Coal -- albeit a very small chunk of the corporate bond market -- is up 3.2%, while oil and gas services debt gained 1.7%. That compares with a global credit market that’s down double digits in most market segments this year, with particularly steep losses for longer-dated debt.
Credit markets are forecast to see a broad-based rebound next year and with many sectors trading cheap to history, junk energy probably won’t be the best again in 2023. But so long as oil prices stay supported by conflict and reopening, it should at least be a buttress for bond portfolios likely to take another beating from inflation next year.
The energy sector has been the best performer in S&P500 for two consecutive years. The fact it is also leading performance in the junk bond market is a testament to the strength of commodity prices in a geopolitically tense environment.
China bought a record quantity of LNG and imports of both oil and coal are also surging. That suggests one of the primary factors holding down prices is reversing.
Brent crude oil has now posted a higher reaction low, as it unwinds the short-term oversold condition. The price is bouncing from the region of the 1000-day MA and the upper side of the underlying range so this may represent a medium-term low.

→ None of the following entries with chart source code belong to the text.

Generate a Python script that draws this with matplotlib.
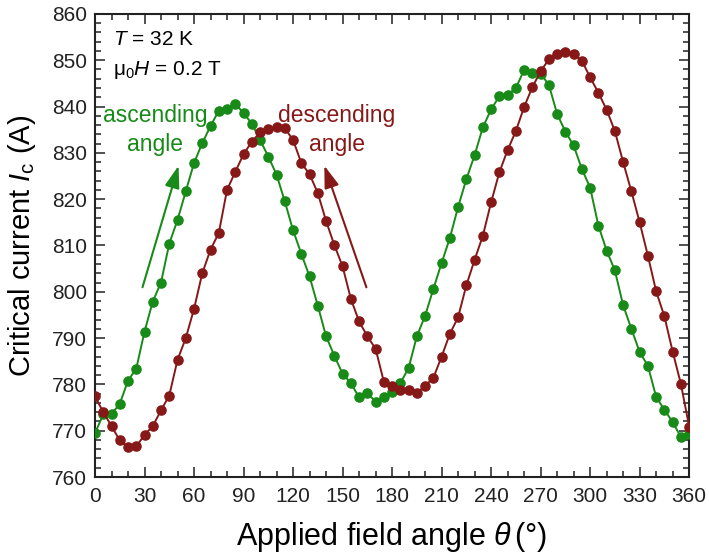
"""Critical current vs applied field angle, ascending / descending sweep."""
import matplotlib
matplotlib.use("Agg")
import matplotlib.pyplot as plt
from matplotlib.ticker import MultipleLocator

plt.rcParams.update({
    "font.family": "sans-serif",
    "font.sans-serif": ["Liberation Sans", "DejaVu Sans"],
    "mathtext.fontset": "custom",
    "mathtext.rm": "Liberation Sans",
    "mathtext.it": "Liberation Sans:italic",
    "font.size": 15,
})

GREEN = "#178a17"
RED = "#861818"

angle = list(range(0, 365, 5))

ic_ascending = [
    769.5, 773.5, 773.6, 775.8, 780.8, 783.4, 791.4, 797.9, 802.0, 810.4,
    815.5, 821.7, 827.8, 832.1, 835.8, 839.1, 839.4, 840.6, 838.6, 836.3,
    832.8, 829.2, 825.3, 819.5, 813.3, 808.2, 803.3, 797.0, 790.4, 786.2,
    782.3, 780.3, 777.2, 778.1, 776.3, 777.2, 778.3, 780.3, 783.5, 790.4,
    794.8, 800.6, 806.2, 811.6, 818.3, 824.3, 829.5, 835.5, 839.4, 842.2,
    842.5, 844.0, 847.9, 847.2, 847.1, 844.7, 838.4, 834.6, 831.6, 826.5,
    822.5, 814.3, 808.9, 804.6, 797.1, 792.0, 787.0, 784.0, 777.3, 774.5,
    771.9, 768.6, 769.3,
]

ic_descending = [
    777.4, 774.0, 771.0, 767.9, 766.5, 766.6, 769.1, 771.0, 774.4, 777.6,
    785.3, 790.0, 796.3, 804.0, 809.1, 812.7, 822.0, 825.9, 829.7, 832.4,
    834.4, 835.2, 835.5, 835.3, 832.8, 827.8, 825.4, 821.3, 815.3, 810.1,
    805.5, 798.5, 793.6, 790.4, 787.7, 780.6, 779.6, 778.7, 778.7, 778.1,
    779.7, 781.4, 786.0, 790.9, 794.5, 801.4, 806.9, 812.1, 819.3, 825.8,
    830.6, 834.7, 839.9, 844.2, 847.6, 850.2, 851.4, 851.7, 851.4, 849.9,
    846.3, 843.0, 839.3, 834.7, 828.0, 821.7, 815.0, 807.8, 800.1, 794.7,
    787.1, 780.1, 770.9,
]

fig = plt.figure(figsize=(7.09, 5.57), dpi=100)
ax = fig.add_axes([0.134, 0.1436, 0.838, 0.8314])

ax.plot(angle, ic_ascending, "-o", color=GREEN, lw=1.4, ms=6.6, zorder=3)
ax.plot(angle, ic_descending, "-o", color=RED, lw=1.4, ms=6.6, zorder=3)

ax.set_xlim(0, 360)
ax.set_ylim(760, 860)
ax.xaxis.set_major_locator(MultipleLocator(30))
ax.xaxis.set_minor_locator(MultipleLocator(10))
ax.yaxis.set_major_locator(MultipleLocator(10))
ax.yaxis.set_minor_locator(MultipleLocator(2))
ax.tick_params(which="both", direction="in", top=True, right=True,
               labelsize=15, width=1.1, colors="#222222")
ax.tick_params(which="major", length=7.2)
ax.tick_params(which="minor", length=4)
ax.tick_params(axis="x", pad=7)
ax.tick_params(axis="y", pad=5.5)
for sp in ax.spines.values():
    sp.set_linewidth(1.5)
    sp.set_color("#222222")

ax.set_xlabel(r"Applied field angle $\mathit{\theta}\,$(°)", fontsize=22, labelpad=10)
ax.set_ylabel(r"Critical current $\mathit{I}_{\mathrm{c}}$ (A)", fontsize=21, labelpad=10)

ax.text(11, 853.3, r"$\mathit{T}$ = 32 K", fontsize=15, va="baseline", ha="left")
ax.text(11, 846.8, r"$\mathrm{\mu_0}\mathit{H}$ = 0.2 T", fontsize=15, va="baseline", ha="left")

ax.text(36.4, 836.7, "ascending", color=GREEN, fontsize=16.5, ha="center", va="baseline")
ax.text(36.4, 830.3, "angle", color=GREEN, fontsize=16.5, ha="center", va="baseline")
ax.text(146.5, 836.7, "descending", color=RED, fontsize=16.5, ha="center", va="baseline")
ax.text(146.5, 830.3, "angle", color=RED, fontsize=16.5, ha="center", va="baseline")

ax.annotate("", xy=(51.1, 827.8), xytext=(28.3, 800.4),
            arrowprops=dict(arrowstyle="-|>,head_length=0.9,head_width=0.3",
                            color=GREEN, lw=1.5))
ax.annotate("", xy=(138.4, 827.8), xytext=(165.0, 800.4),
            arrowprops=dict(arrowstyle="-|>,head_length=0.9,head_width=0.3",
                            color=RED, lw=1.5))

fig.savefig("out.png", dpi=100, facecolor="white")
plt.close(fig)
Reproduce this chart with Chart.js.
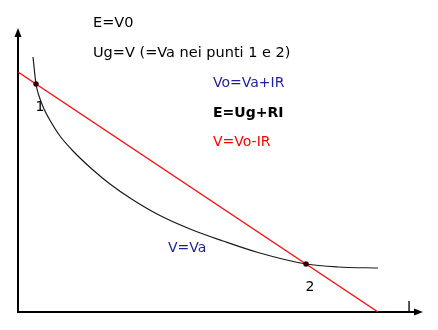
<!DOCTYPE html>
<html>
<head>
<meta charset="utf-8">
<script src="https://cdn.jsdelivr.net/npm/chart.js@4/dist/chart.umd.min.js"></script>
<style>
  html, body { margin: 0; padding: 0; background: #fff; }
  #wrap { width: 438px; height: 330px; }
</style>
</head>
<body>
<div id="wrap"><canvas id="grafico" width="438" height="330"></canvas></div>
<script>
// caratteristica del carico V=Va (curva)
const curveI = [15, 18, 21, 26, 33, 42, 55, 75, 92, 112, 139, 172, 205, 240, 288, 320, 360];
const curveV = [255, 228, 216, 203, 190, 176, 161, 142, 128, 114, 98, 83, 71, 59.5, 48, 45, 44];
// retta del generatore V=Vo-IR
const lineI = [0, 360];
const lineV = [240, 0];
// punti di lavoro 1 e 2
const pointI = [18, 288];
const pointV = [228, 48];
const pointLabels = ['1', '2'];

const FONT = '"DejaVu Sans", sans-serif';

function toXY(xs, ys) {
    return xs.map((x, i) => ({ x: x, y: ys[i] }));
}

// assi con frecce e testi
const decor = {
    id: 'decor',
    beforeDatasetsDraw(chart) {
        const ctx = chart.ctx;
        const a = chart.chartArea;
        ctx.save();
        ctx.strokeStyle = '#000';
        ctx.fillStyle = '#000';
        ctx.lineWidth = 2;
        ctx.beginPath();
        ctx.moveTo(a.left, a.top + 6);
        ctx.lineTo(a.left, a.bottom);
        ctx.lineTo(a.right - 6, a.bottom);
        ctx.stroke();
        // freccia verticale
        ctx.beginPath();
        ctx.moveTo(a.left, a.top);
        ctx.lineTo(a.left - 3.5, a.top + 9);
        ctx.lineTo(a.left + 3.5, a.top + 9);
        ctx.closePath();
        ctx.fill();
        // freccia orizzontale
        ctx.beginPath();
        ctx.moveTo(a.right, a.bottom);
        ctx.lineTo(a.right - 9, a.bottom - 3.5);
        ctx.lineTo(a.right - 9, a.bottom + 3.5);
        ctx.closePath();
        ctx.fill();
        ctx.restore();
    },
    afterDatasetsDraw(chart) {
        const ctx = chart.ctx;
        const xs = chart.scales.x, ys = chart.scales.y;
        const a = chart.chartArea;
        ctx.save();
        ctx.textBaseline = 'alphabetic';
        ctx.textAlign = 'left';
        ctx.font = '14.5px ' + FONT;
        ctx.fillStyle = '#000';
        ctx.fillText('E=V0', 93, 27);
        ctx.fillText('Ug=V (=Va nei punti 1 e 2)', 93, 57);
        ctx.font = '14px ' + FONT;
        ctx.fillStyle = '#1f1f96';
        ctx.fillText('Vo=Va+IR', 213, 87);
        ctx.font = 'bold 14px ' + FONT;
        ctx.fillStyle = '#000';
        ctx.fillText('E=Ug+RI', 213, 117);
        ctx.font = '14px ' + FONT;
        ctx.fillStyle = '#ff0000';
        ctx.fillText('V=Vo-IR', 213, 146);
        ctx.fillStyle = '#1f1f96';
        ctx.fillText('V=Va', 168, 252);
        // etichette dei punti
        ctx.fillStyle = '#000';
        ctx.textAlign = 'center';
        ctx.font = '14px ' + FONT;
        pointLabels.forEach((t, i) => {
            const px = xs.getPixelForValue(pointI[i]);
            const py = ys.getPixelForValue(pointV[i]);
            ctx.fillText(t, px + 4, py + 27);
        });
        ctx.fillText('I', a.right - 14, a.bottom - 1);
        ctx.restore();
    }
};

const ctxGrafico = document.getElementById('grafico').getContext('2d');
const grafico = new Chart(ctxGrafico, {
    type: 'scatter',
    data: {
        datasets: [
            {
                label: 'V=Va',
                data: toXY(curveI, curveV),
                showLine: true,
                borderColor: '#1a1a1a',
                borderWidth: 1.2,
                pointRadius: 0,
                cubicInterpolationMode: 'monotone',
                order: 2
            },
            {
                label: 'V=Vo-IR',
                data: toXY(lineI, lineV),
                showLine: true,
                borderColor: '#ff0000',
                borderWidth: 1.2,
                pointRadius: 0,
                order: 1
            },
            {
                label: 'punti',
                data: toXY(pointI, pointV),
                showLine: false,
                pointRadius: 2.5,
                pointBackgroundColor: '#3a0000',
                pointBorderColor: '#1a0000',
                pointBorderWidth: 0.5,
                order: 0
            }
        ]
    },
    options: {
        responsive: false,
        animation: false,
        layout: { padding: { left: 18, right: 15, top: 28, bottom: 18 } },
        scales: {
            x: { type: 'linear', min: 0, max: 405, display: false },
            y: { type: 'linear', min: 0, max: 284, display: false }
        },
        plugins: {
            legend: { display: false },
            title: { display: false },
            tooltip: { enabled: false }
        }
    },
    plugins: [decor]
});
</script>
</body>
</html>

With the USA now buying for its strategic reserve, the dynamics of the energy sector have changed. As a net exporter, the USA no longer has a vested interest in low prices. That suggests a higher floor over the medium-term. Ultimately, that will encourage additional investment in new supply and improves the viability of more expensive sources of supply.
Canada’s Suncor Energy is currently firming from the region of the 200-day MA.
Petrobras pulled back violently following the Brazilian election amid fear the outsized dividend is no longer secure. The share is currently firming from a deep short-term oversold condition.
The VanEck Oil Services ETF is firming in the region of the upper side of its first step above the base.